INSTRUCTIONS TO FOLLOW
Can you quote the records below in full, word for word?

(Recorded data)
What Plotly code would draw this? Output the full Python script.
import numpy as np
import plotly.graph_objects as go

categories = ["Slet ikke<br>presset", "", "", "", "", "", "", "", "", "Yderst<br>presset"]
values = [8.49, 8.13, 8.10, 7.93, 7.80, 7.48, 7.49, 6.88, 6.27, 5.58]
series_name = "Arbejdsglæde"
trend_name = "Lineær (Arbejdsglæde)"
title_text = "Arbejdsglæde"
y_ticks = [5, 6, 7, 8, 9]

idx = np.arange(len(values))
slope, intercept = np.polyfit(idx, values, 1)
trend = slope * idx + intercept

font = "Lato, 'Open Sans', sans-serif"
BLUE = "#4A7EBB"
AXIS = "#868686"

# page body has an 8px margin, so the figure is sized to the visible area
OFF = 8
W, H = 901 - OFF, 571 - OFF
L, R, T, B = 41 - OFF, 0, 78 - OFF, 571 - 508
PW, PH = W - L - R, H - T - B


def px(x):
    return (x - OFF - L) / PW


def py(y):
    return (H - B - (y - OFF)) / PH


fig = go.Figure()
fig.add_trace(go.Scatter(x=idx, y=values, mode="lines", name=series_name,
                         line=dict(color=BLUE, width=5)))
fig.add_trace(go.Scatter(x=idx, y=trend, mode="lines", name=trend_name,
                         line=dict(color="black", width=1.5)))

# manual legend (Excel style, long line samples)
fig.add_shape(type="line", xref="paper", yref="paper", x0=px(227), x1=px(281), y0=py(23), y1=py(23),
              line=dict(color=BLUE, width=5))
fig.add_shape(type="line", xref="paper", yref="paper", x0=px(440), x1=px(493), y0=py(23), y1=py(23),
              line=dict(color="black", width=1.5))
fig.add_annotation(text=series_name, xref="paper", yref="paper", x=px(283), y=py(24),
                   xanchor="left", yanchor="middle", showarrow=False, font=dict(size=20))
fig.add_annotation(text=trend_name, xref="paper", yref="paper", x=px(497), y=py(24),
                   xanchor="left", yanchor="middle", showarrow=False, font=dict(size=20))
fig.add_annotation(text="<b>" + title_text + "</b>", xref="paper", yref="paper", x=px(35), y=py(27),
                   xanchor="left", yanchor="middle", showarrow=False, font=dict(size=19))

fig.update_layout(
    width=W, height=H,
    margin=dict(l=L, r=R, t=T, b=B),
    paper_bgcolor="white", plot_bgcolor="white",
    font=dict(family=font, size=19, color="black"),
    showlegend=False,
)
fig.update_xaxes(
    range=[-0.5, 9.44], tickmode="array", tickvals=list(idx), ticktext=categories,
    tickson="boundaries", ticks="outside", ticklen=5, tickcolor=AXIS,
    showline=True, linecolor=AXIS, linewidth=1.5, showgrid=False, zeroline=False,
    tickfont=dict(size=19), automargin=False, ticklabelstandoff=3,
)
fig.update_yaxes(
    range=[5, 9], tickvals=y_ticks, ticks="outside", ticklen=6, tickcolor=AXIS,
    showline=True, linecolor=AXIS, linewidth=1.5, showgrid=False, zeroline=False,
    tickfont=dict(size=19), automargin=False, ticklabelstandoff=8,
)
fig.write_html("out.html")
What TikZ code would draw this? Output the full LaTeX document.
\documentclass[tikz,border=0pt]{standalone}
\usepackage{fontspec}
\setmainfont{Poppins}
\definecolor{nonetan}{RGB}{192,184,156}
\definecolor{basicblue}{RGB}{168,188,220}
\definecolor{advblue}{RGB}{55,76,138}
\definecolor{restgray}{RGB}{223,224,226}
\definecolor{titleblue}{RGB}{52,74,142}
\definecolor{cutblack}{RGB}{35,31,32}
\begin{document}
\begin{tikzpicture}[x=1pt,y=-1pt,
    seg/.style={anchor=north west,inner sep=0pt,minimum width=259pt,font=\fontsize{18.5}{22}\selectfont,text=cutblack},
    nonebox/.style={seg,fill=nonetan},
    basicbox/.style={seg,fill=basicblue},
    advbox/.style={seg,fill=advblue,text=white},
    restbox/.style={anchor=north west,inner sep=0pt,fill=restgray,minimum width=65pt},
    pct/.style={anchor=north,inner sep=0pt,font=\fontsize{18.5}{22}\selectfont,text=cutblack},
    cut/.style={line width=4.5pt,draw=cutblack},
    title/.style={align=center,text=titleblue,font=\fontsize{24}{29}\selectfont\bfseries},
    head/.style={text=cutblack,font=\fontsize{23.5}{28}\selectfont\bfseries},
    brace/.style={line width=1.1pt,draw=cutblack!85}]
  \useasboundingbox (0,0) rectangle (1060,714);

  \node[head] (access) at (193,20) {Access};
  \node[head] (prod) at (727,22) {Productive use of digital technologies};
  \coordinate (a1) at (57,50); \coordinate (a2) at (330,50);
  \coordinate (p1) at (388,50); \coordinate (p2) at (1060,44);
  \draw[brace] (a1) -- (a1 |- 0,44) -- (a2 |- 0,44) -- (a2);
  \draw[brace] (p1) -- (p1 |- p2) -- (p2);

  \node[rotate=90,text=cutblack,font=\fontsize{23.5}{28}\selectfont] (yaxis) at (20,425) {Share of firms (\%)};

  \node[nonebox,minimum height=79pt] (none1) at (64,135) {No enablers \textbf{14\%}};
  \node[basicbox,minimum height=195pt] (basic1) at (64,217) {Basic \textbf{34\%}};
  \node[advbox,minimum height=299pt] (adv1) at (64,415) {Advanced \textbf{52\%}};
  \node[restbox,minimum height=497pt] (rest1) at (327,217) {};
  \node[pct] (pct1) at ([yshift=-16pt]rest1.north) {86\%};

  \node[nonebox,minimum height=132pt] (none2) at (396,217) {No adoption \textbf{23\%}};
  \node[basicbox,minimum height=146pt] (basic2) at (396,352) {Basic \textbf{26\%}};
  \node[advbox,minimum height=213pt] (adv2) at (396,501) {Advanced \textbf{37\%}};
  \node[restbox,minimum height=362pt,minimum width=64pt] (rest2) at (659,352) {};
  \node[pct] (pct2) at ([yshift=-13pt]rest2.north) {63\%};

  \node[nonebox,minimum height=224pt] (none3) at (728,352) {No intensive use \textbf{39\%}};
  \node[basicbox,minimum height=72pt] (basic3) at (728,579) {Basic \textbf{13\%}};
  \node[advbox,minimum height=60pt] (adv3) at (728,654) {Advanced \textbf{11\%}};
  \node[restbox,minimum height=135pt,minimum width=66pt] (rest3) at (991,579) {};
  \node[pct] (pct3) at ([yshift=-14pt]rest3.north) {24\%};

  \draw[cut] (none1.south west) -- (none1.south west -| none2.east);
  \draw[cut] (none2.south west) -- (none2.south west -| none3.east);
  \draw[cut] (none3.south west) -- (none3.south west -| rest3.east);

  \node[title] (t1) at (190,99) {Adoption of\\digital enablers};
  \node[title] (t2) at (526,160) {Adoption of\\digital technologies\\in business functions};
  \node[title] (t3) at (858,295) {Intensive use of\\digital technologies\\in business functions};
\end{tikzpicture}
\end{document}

WRITTEN SOLUTION
What Plotly code would draw this? Output the full Python script.
import numpy as np
import plotly.graph_objects as go

categories = ["Slet ikke<br>presset", "", "", "", "", "", "", "", "", "Yderst<br>presset"]
values = [8.49, 8.13, 8.10, 7.93, 7.80, 7.48, 7.49, 6.88, 6.27, 5.58]
series_name = "Arbejdsglæde"
trend_name = "Lineær (Arbejdsglæde)"
title_text = "Arbejdsglæde"
y_ticks = [5, 6, 7, 8, 9]

idx = np.arange(len(values))
slope, intercept = np.polyfit(idx, values, 1)
trend = slope * idx + intercept

font = "Lato, 'Open Sans', sans-serif"
BLUE = "#4A7EBB"
AXIS = "#868686"

# page body has an 8px margin, so the figure is sized to the visible area
OFF = 8
W, H = 901 - OFF, 571 - OFF
L, R, T, B = 41 - OFF, 0, 78 - OFF, 571 - 508
PW, PH = W - L - R, H - T - B


def px(x):
    return (x - OFF - L) / PW


def py(y):
    return (H - B - (y - OFF)) / PH


fig = go.Figure()
fig.add_trace(go.Scatter(x=idx, y=values, mode="lines", name=series_name,
                         line=dict(color=BLUE, width=5)))
fig.add_trace(go.Scatter(x=idx, y=trend, mode="lines", name=trend_name,
                         line=dict(color="black", width=1.5)))

# manual legend (Excel style, long line samples)
fig.add_shape(type="line", xref="paper", yref="paper", x0=px(227), x1=px(281), y0=py(23), y1=py(23),
              line=dict(color=BLUE, width=5))
fig.add_shape(type="line", xref="paper", yref="paper", x0=px(440), x1=px(493), y0=py(23), y1=py(23),
              line=dict(color="black", width=1.5))
fig.add_annotation(text=series_name, xref="paper", yref="paper", x=px(283), y=py(24),
                   xanchor="left", yanchor="middle", showarrow=False, font=dict(size=20))
fig.add_annotation(text=trend_name, xref="paper", yref="paper", x=px(497), y=py(24),
                   xanchor="left", yanchor="middle", showarrow=False, font=dict(size=20))
fig.add_annotation(text="<b>" + title_text + "</b>", xref="paper", yref="paper", x=px(35), y=py(27),
                   xanchor="left", yanchor="middle", showarrow=False, font=dict(size=19))

fig.update_layout(
    width=W, height=H,
    margin=dict(l=L, r=R, t=T, b=B),
    paper_bgcolor="white", plot_bgcolor="white",
    font=dict(family=font, size=19, color="black"),
    showlegend=False,
)
fig.update_xaxes(
    range=[-0.5, 9.44], tickmode="array", tickvals=list(idx), ticktext=categories,
    tickson="boundaries", ticks="outside", ticklen=5, tickcolor=AXIS,
    showline=True, linecolor=AXIS, linewidth=1.5, showgrid=False, zeroline=False,
    tickfont=dict(size=19), automargin=False, ticklabelstandoff=3,
)
fig.update_yaxes(
    range=[5, 9], tickvals=y_ticks, ticks="outside", ticklen=6, tickcolor=AXIS,
    showline=True, linecolor=AXIS, linewidth=1.5, showgrid=False, zeroline=False,
    tickfont=dict(size=19), automargin=False, ticklabelstandoff=8,
)
fig.write_html("out.html")
What TikZ code would draw this? Output the full LaTeX document.
\documentclass[tikz,border=0pt]{standalone}
\usepackage{fontspec}
\setmainfont{Poppins}
\definecolor{nonetan}{RGB}{192,184,156}
\definecolor{basicblue}{RGB}{168,188,220}
\definecolor{advblue}{RGB}{55,76,138}
\definecolor{restgray}{RGB}{223,224,226}
\definecolor{titleblue}{RGB}{52,74,142}
\definecolor{cutblack}{RGB}{35,31,32}
\begin{document}
\begin{tikzpicture}[x=1pt,y=-1pt,
    seg/.style={anchor=north west,inner sep=0pt,minimum width=259pt,font=\fontsize{18.5}{22}\selectfont,text=cutblack},
    nonebox/.style={seg,fill=nonetan},
    basicbox/.style={seg,fill=basicblue},
    advbox/.style={seg,fill=advblue,text=white},
    restbox/.style={anchor=north west,inner sep=0pt,fill=restgray,minimum width=65pt},
    pct/.style={anchor=north,inner sep=0pt,font=\fontsize{18.5}{22}\selectfont,text=cutblack},
    cut/.style={line width=4.5pt,draw=cutblack},
    title/.style={align=center,text=titleblue,font=\fontsize{24}{29}\selectfont\bfseries},
    head/.style={text=cutblack,font=\fontsize{23.5}{28}\selectfont\bfseries},
    brace/.style={line width=1.1pt,draw=cutblack!85}]
  \useasboundingbox (0,0) rectangle (1060,714);

  \node[head] (access) at (193,20) {Access};
  \node[head] (prod) at (727,22) {Productive use of digital technologies};
  \coordinate (a1) at (57,50); \coordinate (a2) at (330,50);
  \coordinate (p1) at (388,50); \coordinate (p2) at (1060,44);
  \draw[brace] (a1) -- (a1 |- 0,44) -- (a2 |- 0,44) -- (a2);
  \draw[brace] (p1) -- (p1 |- p2) -- (p2);

  \node[rotate=90,text=cutblack,font=\fontsize{23.5}{28}\selectfont] (yaxis) at (20,425) {Share of firms (\%)};

  \node[nonebox,minimum height=79pt] (none1) at (64,135) {No enablers \textbf{14\%}};
  \node[basicbox,minimum height=195pt] (basic1) at (64,217) {Basic \textbf{34\%}};
  \node[advbox,minimum height=299pt] (adv1) at (64,415) {Advanced \textbf{52\%}};
  \node[restbox,minimum height=497pt] (rest1) at (327,217) {};
  \node[pct] (pct1) at ([yshift=-16pt]rest1.north) {86\%};

  \node[nonebox,minimum height=132pt] (none2) at (396,217) {No adoption \textbf{23\%}};
  \node[basicbox,minimum height=146pt] (basic2) at (396,352) {Basic \textbf{26\%}};
  \node[advbox,minimum height=213pt] (adv2) at (396,501) {Advanced \textbf{37\%}};
  \node[restbox,minimum height=362pt,minimum width=64pt] (rest2) at (659,352) {};
  \node[pct] (pct2) at ([yshift=-13pt]rest2.north) {63\%};

  \node[nonebox,minimum height=224pt] (none3) at (728,352) {No intensive use \textbf{39\%}};
  \node[basicbox,minimum height=72pt] (basic3) at (728,579) {Basic \textbf{13\%}};
  \node[advbox,minimum height=60pt] (adv3) at (728,654) {Advanced \textbf{11\%}};
  \node[restbox,minimum height=135pt,minimum width=66pt] (rest3) at (991,579) {};
  \node[pct] (pct3) at ([yshift=-14pt]rest3.north) {24\%};

  \draw[cut] (none1.south west) -- (none1.south west -| none2.east);
  \draw[cut] (none2.south west) -- (none2.south west -| none3.east);
  \draw[cut] (none3.south west) -- (none3.south west -| rest3.east);

  \node[title] (t1) at (190,99) {Adoption of\\digital enablers};
  \node[title] (t2) at (526,160) {Adoption of\\digital technologies\\in business functions};
  \node[title] (t3) at (858,295) {Intensive use of\\digital technologies\\in business functions};
\end{tikzpicture}
\end{document}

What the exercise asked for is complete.